DATA SEGMENT:
— BEGIN —
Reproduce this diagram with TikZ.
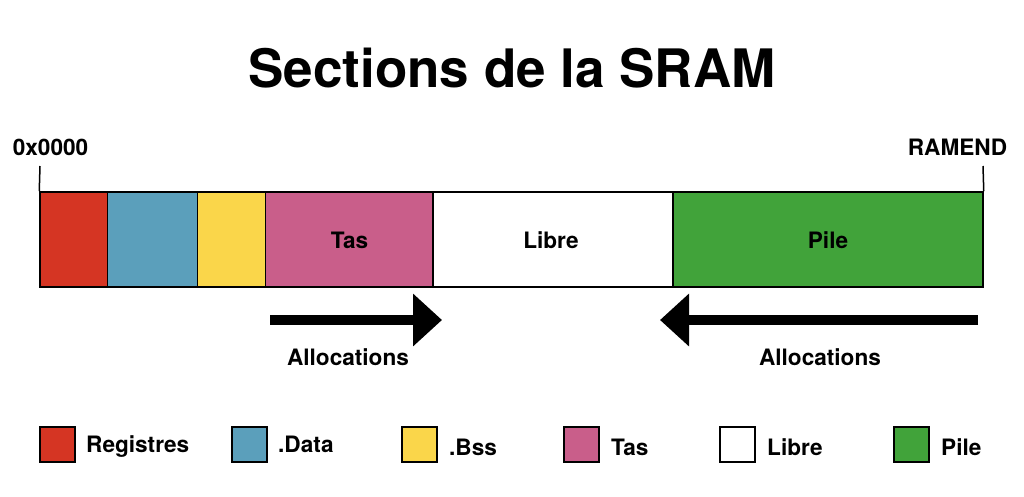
\documentclass[tikz,border=0pt]{standalone}
\usepackage{fontspec}
\setmainfont{TeX Gyre Heros}
\usetikzlibrary{arrows.meta}
\definecolor{cred}{HTML}{D53523}
\definecolor{cblue}{HTML}{5B9FBB}
\definecolor{cyellow}{HTML}{FAD64A}
\definecolor{cpink}{HTML}{C95E8A}
\definecolor{cgreen}{HTML}{41A33A}
\tikzset{
  sec/.style={draw=black, line width=1.5pt, minimum height=95pt, inner sep=0pt},
  lab/.style={font=\fontsize{22.6}{26}\selectfont\bfseries, inner sep=0pt},
  leg/.style={draw=black, line width=1.5pt, minimum width=35pt, minimum height=35pt, inner sep=0pt},
  tick/.style={line width=1.5pt},
  bigarrow/.style={line width=10pt, -{Triangle[length=29pt,width=51pt]}}
}
\begin{document}
\begin{tikzpicture}[x=1pt,y=-1pt]
\useasboundingbox (0,0) rectangle (1024,496);
\node[font=\fontsize{53}{60}\selectfont\bfseries, inner sep=0pt] (title) at (512,68) {Sections de la SRAM};
% sections
\node[sec, fill=cred, minimum width=67.5pt] (reg) at (73.75,239.5) {};
\node[sec, fill=cblue, minimum width=90pt] (data) at (152.5,239.5) {};
\node[sec, fill=cyellow, minimum width=68pt] (bss) at (231.5,239.5) {};
\node[sec, fill=cpink, minimum width=167.5pt] (tas) at (349.25,239.5) {};
\node[sec, fill=white, minimum width=240pt] (libre) at (553,239.5) {};
\node[sec, fill=cgreen, minimum width=310pt] (pile) at (828,239.5) {};
\node[lab, anchor=base] (tastxt) at (349.5,248) {Tas};
\node[lab, anchor=base] (libtxt) at (551,248) {Libre};
\node[lab, anchor=base] (piltxt) at (828,248) {Pile};
% ticks
\coordinate (t1) at (40,166);
\coordinate (t2) at (983,166);
\draw[tick] (reg.north west) -- (t1);
\draw[tick] (pile.north east) -- (t2);
\node[lab, anchor=base] (start) at (50.5,155) {0x0000};
\node[lab, anchor=base] (end) at (957.5,155) {RAMEND};
% arrows
\coordinate (a1s) at (270,320);
\coordinate (a1e) at (442,320);
\coordinate (a2s) at (978,320);
\coordinate (a2e) at (660,320);
\draw[bigarrow] (a1s) -- (a1e);
\draw[bigarrow] (a2s) -- (a2e);
\node[lab, anchor=base] (al1) at (348,365) {Allocations};
\node[lab, anchor=base] (al2) at (820,365) {Allocations};
% legend
\node[leg, fill=cred] (l1) at (57.5,444.5) {};
\node[lab, anchor=base west] (lt1) at (86,452.5) {Registres};
\node[leg, fill=cblue] (l2) at (249.5,444.5) {};
\node[lab, anchor=base west] (lt2) at (278,452.5) {.Data};
\node[leg, fill=cyellow] (l3) at (419.5,444.5) {};
\node[lab, anchor=base west] (lt3) at (449,455) {.Bss};
\node[leg, fill=cpink] (l4) at (581.5,444.5) {};
\node[lab, anchor=base west] (lt4) at (611,455) {Tas};
\node[leg, fill=white] (l5) at (737.5,444.5) {};
\node[lab, anchor=base west] (lt5) at (767,455) {Libre};
\node[leg, fill=cgreen] (l6) at (911.5,444.5) {};
\node[lab, anchor=base west] (lt6) at (941,455) {Pile};
\end{tikzpicture}
\end{document}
— END —
EXERCISE BRIEF: Copy the listing over exactly, skipping the pictures it holds.

EXERCISE ANSWER:
Reproduce this diagram with TikZ.
\documentclass[tikz,border=0pt]{standalone}
\usepackage{fontspec}
\setmainfont{TeX Gyre Heros}
\usetikzlibrary{arrows.meta}
\definecolor{cred}{HTML}{D53523}
\definecolor{cblue}{HTML}{5B9FBB}
\definecolor{cyellow}{HTML}{FAD64A}
\definecolor{cpink}{HTML}{C95E8A}
\definecolor{cgreen}{HTML}{41A33A}
\tikzset{
  sec/.style={draw=black, line width=1.5pt, minimum height=95pt, inner sep=0pt},
  lab/.style={font=\fontsize{22.6}{26}\selectfont\bfseries, inner sep=0pt},
  leg/.style={draw=black, line width=1.5pt, minimum width=35pt, minimum height=35pt, inner sep=0pt},
  tick/.style={line width=1.5pt},
  bigarrow/.style={line width=10pt, -{Triangle[length=29pt,width=51pt]}}
}
\begin{document}
\begin{tikzpicture}[x=1pt,y=-1pt]
\useasboundingbox (0,0) rectangle (1024,496);
\node[font=\fontsize{53}{60}\selectfont\bfseries, inner sep=0pt] (title) at (512,68) {Sections de la SRAM};
% sections
\node[sec, fill=cred, minimum width=67.5pt] (reg) at (73.75,239.5) {};
\node[sec, fill=cblue, minimum width=90pt] (data) at (152.5,239.5) {};
\node[sec, fill=cyellow, minimum width=68pt] (bss) at (231.5,239.5) {};
\node[sec, fill=cpink, minimum width=167.5pt] (tas) at (349.25,239.5) {};
\node[sec, fill=white, minimum width=240pt] (libre) at (553,239.5) {};
\node[sec, fill=cgreen, minimum width=310pt] (pile) at (828,239.5) {};
\node[lab, anchor=base] (tastxt) at (349.5,248) {Tas};
\node[lab, anchor=base] (libtxt) at (551,248) {Libre};
\node[lab, anchor=base] (piltxt) at (828,248) {Pile};
% ticks
\coordinate (t1) at (40,166);
\coordinate (t2) at (983,166);
\draw[tick] (reg.north west) -- (t1);
\draw[tick] (pile.north east) -- (t2);
\node[lab, anchor=base] (start) at (50.5,155) {0x0000};
\node[lab, anchor=base] (end) at (957.5,155) {RAMEND};
% arrows
\coordinate (a1s) at (270,320);
\coordinate (a1e) at (442,320);
\coordinate (a2s) at (978,320);
\coordinate (a2e) at (660,320);
\draw[bigarrow] (a1s) -- (a1e);
\draw[bigarrow] (a2s) -- (a2e);
\node[lab, anchor=base] (al1) at (348,365) {Allocations};
\node[lab, anchor=base] (al2) at (820,365) {Allocations};
% legend
\node[leg, fill=cred] (l1) at (57.5,444.5) {};
\node[lab, anchor=base west] (lt1) at (86,452.5) {Registres};
\node[leg, fill=cblue] (l2) at (249.5,444.5) {};
\node[lab, anchor=base west] (lt2) at (278,452.5) {.Data};
\node[leg, fill=cyellow] (l3) at (419.5,444.5) {};
\node[lab, anchor=base west] (lt3) at (449,455) {.Bss};
\node[leg, fill=cpink] (l4) at (581.5,444.5) {};
\node[lab, anchor=base west] (lt4) at (611,455) {Tas};
\node[leg, fill=white] (l5) at (737.5,444.5) {};
\node[lab, anchor=base west] (lt5) at (767,455) {Libre};
\node[leg, fill=cgreen] (l6) at (911.5,444.5) {};
\node[lab, anchor=base west] (lt6) at (941,455) {Pile};
\end{tikzpicture}
\end{document}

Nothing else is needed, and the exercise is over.